| 2005-12-21, 15:36 Nie Karp się! |
Oczy go pieką na myśl o Wigilii. Nie zaśpiewa kolędy. Nie wróci już do domu o własnych nogach. Jest jednak sposób na odwrócenie złego losu. Potrzebne jest wiaderko dobrej woli i śmieszne pieniądze. Z radości ochlapie kasjerkę wodą. Zamiast brytfanny - pełen mułu i ślimaków Port Cz. Nie musisz kupować dla niego biletów nawet w metrze. Kanarów ochlapie ogonem podczas hamowania. Po prostu możesz mu Ją dać. Wolny, w głębinie żyć będzie dzięki Tobie.

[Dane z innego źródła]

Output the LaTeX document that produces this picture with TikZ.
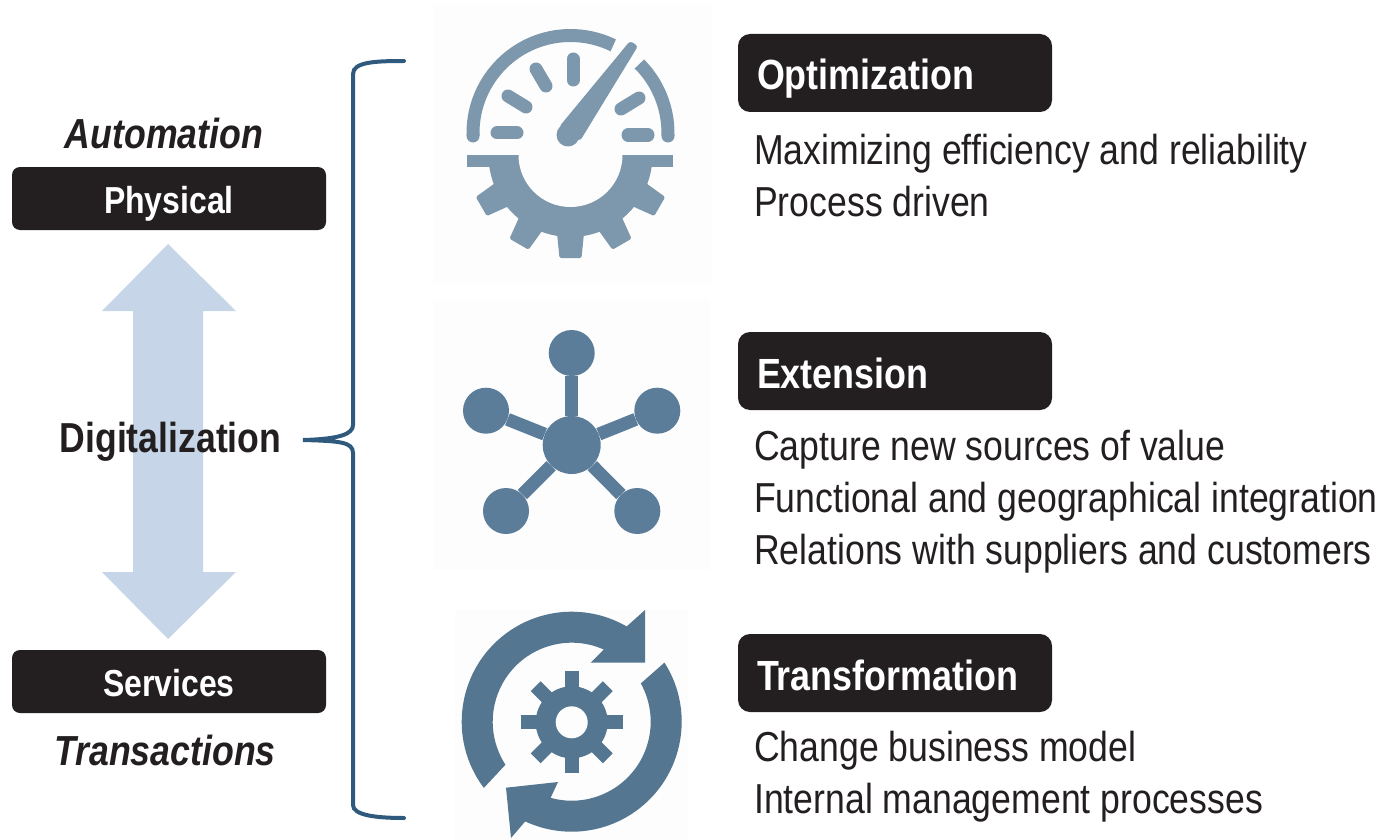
\documentclass[tikz,border=0pt]{standalone}
\usepackage{fontspec}
\setmainfont{Liberation Sans}[FakeStretch=0.85]
\definecolor{ink}{HTML}{231F20}
\definecolor{gaugecol}{HTML}{7D97AC}
\definecolor{netcol}{HTML}{5B7D9A}
\definecolor{cyclecol}{HTML}{557690}
\definecolor{bracecol}{HTML}{2F5A7E}
\definecolor{arrowcol}{HTML}{C6D6E8}
\definecolor{iconbg}{HTML}{FDFDFD}
\tikzset{
  smallbar/.style={fill=ink,draw=none,rounded corners=8pt,minimum width=314pt,minimum height=63pt,inner sep=0pt,text=white,text height=29pt,text depth=0pt,font=\fontsize{37.6}{40}\selectfont\bfseries},
  headbar/.style={fill=ink,draw=none,rounded corners=12pt,minimum width=314pt,minimum height=78pt,inner sep=0pt,text=white,text height=34pt,text depth=0pt,font=\fontsize{42.2}{44}\selectfont\bfseries,text width=276pt,align=left},
  bodytext/.style={anchor=west,inner sep=0pt,text=ink,align=left,font=\fontsize{41.9}{52}\selectfont},
  slant/.style={inner sep=0pt,anchor=base,text=ink,font=\fontsize{42}{44}\selectfont\bfseries\itshape},
  tick/.style={line width=13pt,line cap=round,draw=gaugecol},
  spoke/.style={line width=13pt,draw=netcol},
  hub/.style={circle,fill=netcol,draw=none,inner sep=0pt},
  bracket/.style={line width=4pt,draw=bracecol,line cap=round}
}
\begin{document}
\begin{tikzpicture}[x=1pt,y=-1pt]
\useasboundingbox (0,0) rectangle (1386,840);
% icon backgrounds
\fill[iconbg] (433,5) rectangle (712,283);
\fill[iconbg] (433,300) rectangle (710,570);
\fill[iconbg] (455,610) rectangle (688,840);
% double arrow
\fill[arrowcol] (168,244) -- (236,311) -- (203,311) -- (203,572) -- (236,572) -- (168,639) -- (102,572) -- (133,572) -- (133,311) -- (102,311) -- cycle;
% left labels
\node[slant] (automation) at (164,148) {Automation};
\node[smallbar] (physical) at (169,198.5) {Physical};
\node[inner sep=0pt,anchor=base,text=ink,font=\fontsize{41.9}{44}\selectfont\bfseries] (digital) at (170.5,452) {Digitalization};
\node[smallbar] (services) at (169,681.5) {Services};
\node[slant] (transactions) at (165,765) {Transactions};
% bracket
\coordinate (bt) at (404,61);
\coordinate (bm) at (303,440);
\coordinate (bb) at (404,818);
\draw[bracket] (bt) .. controls (375,61) and (353,62) .. (353,74) -- (353,425) .. controls (353,434) and (340,439) .. (bm) .. controls (340,441) and (353,442) .. (353,453) -- (353,805) .. controls (353,815) and (375,818) .. (bb);
% gauge icon
\draw[line width=13pt,draw=gaugecol] (473,136) -- (473,133) arc[start angle=180,end angle=296,radius=97.5];
\draw[line width=13pt,draw=gaugecol] (639.4,64) arc[start angle=315,end angle=360,radius=97.5] -- (668,136);
\fill[gaugecol] (473,136) circle[radius=6.5];
\fill[gaugecol] (668,136) circle[radius=6.5];
\draw[tick] (497,133) -- (517,133);
\draw[tick] (508,96) -- (526,107);
\draw[tick] (536,69) -- (546,86);
\draw[tick] (573,59) -- (573,80);
\draw[tick] (621,109) -- (639,98);
\draw[tick] (628,135) -- (648,135);
\fill[gaugecol,rounded corners=3pt] (559,127) -- (630,41) -- (638,46) -- (580,141) -- cycle;
\fill[gaugecol] (568,135) circle[radius=11.5];
\fill[gaugecol] (467,155) rectangle (673,167);
\fill[gaugecol] (488.5,155) arc[start angle=180,end angle=0,radius=82] -- cycle;
\foreach \a in {-60,-30,0,30,60}{
  \fill[gaugecol,rotate around={\a:(570.5,155)},rounded corners=1.5pt] (556.5,228) -- (559.5,258) -- (581.5,258) -- (584.5,228) -- cycle;
}
\fill[iconbg] (518.5,155) arc[start angle=180,end angle=0,radius=52] -- cycle;
% network icon
\node[hub,minimum size=58pt] (nc) at (571.7,445) {};
\node[hub,minimum size=46pt] (n1) at (571.7,353) {};
\node[hub,minimum size=46pt] (n2) at (486,410.7) {};
\node[hub,minimum size=46pt] (n3) at (657.3,410.7) {};
\node[hub,minimum size=46pt] (n4) at (506,511) {};
\node[hub,minimum size=46pt] (n5) at (637.3,511) {};
\foreach \n in {n1,n2,n3,n4,n5}{\draw[spoke] (nc) -- (\n);}
% cycle icon
\fill[cyclecol] ([shift={(143:110)}]571.7,721.7) arc[start angle=143,end angle=300,radius=110] -- (645,610) -- (645,662.7) -- (590.7,662.7) -- ([shift={(294:79)}]571.7,721.7) arc[start angle=294,end angle=147,radius=79] -- cycle;
\fill[cyclecol] ([shift={(327.5:110)}]571.7,721.7) arc[start angle=327.5,end angle=475,radius=110] -- (511,838) -- (506,787.7) -- (558,782) -- ([shift={(465.5:79)}]571.7,721.7) arc[start angle=465.5,end angle=331,radius=79] -- cycle;
\fill[cyclecol] (571.7,722.3) circle[radius=36];
\foreach \a in {0,45,...,315}{
  \fill[cyclecol,rotate around={\a:(571.7,722.3)}] (564.7,722.3) rectangle (578.7,671.3);
}
\fill[iconbg] (571.7,722.3) circle[radius=16];
% right column
\node[headbar] (opt) at (895,73) {Optimization};
\node[bodytext] (optt) at (754,176) {Maximizing efficiency and reliability\\Process driven};
\node[headbar] (ext) at (895,371) {Extension};
\node[bodytext] (extt) at (754,502) {Capture new sources of value\\Functional and geographical integration\\Relations with suppliers and customers};
\node[headbar] (tra) at (895,673) {Transformation};
\node[bodytext] (trat) at (754,777) {Change business model\\Internal management processes};
\end{tikzpicture}
\end{document}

I nigdy Ci tego K. nie zapomni.
W piątek 23. grudnia, po raz czwarty, wypuszczamy karpie do Portu Czerniakowskiego. Ryby nie mówią, ale za to mają bardzo dobry słuch i sobie tylko znanymi kanałami potrafią różne sprawy pozałatwiać. Ja swojemu szepnę na uszko, aby poparł w Urzędzie Miasta Warszawy, ideę Fundacji Ja Wisła, utworzenia Skansenu Rzeki Wisły w Porcie Czerniakowskim w 2006 roku. Czy da radę? Zobaczymy za rok.
Przy starej barce Herbatnik zapłonie zimowe ognisko. Zapraszamy z wykupionymi zakładnikami w wiadrach i gorącą herbatką w termosach od godziny 17.00 w piątek. Rybki zwodujemy z pochylni Warszawskiej Stoczni Rzecznej. Tej samej, z której sto lat temu wodowano ogromne bocznokołowe parostatki.
Nie karp się - bądź ludziem. Niech żyje 40 000 mil swobodnej żeglugi!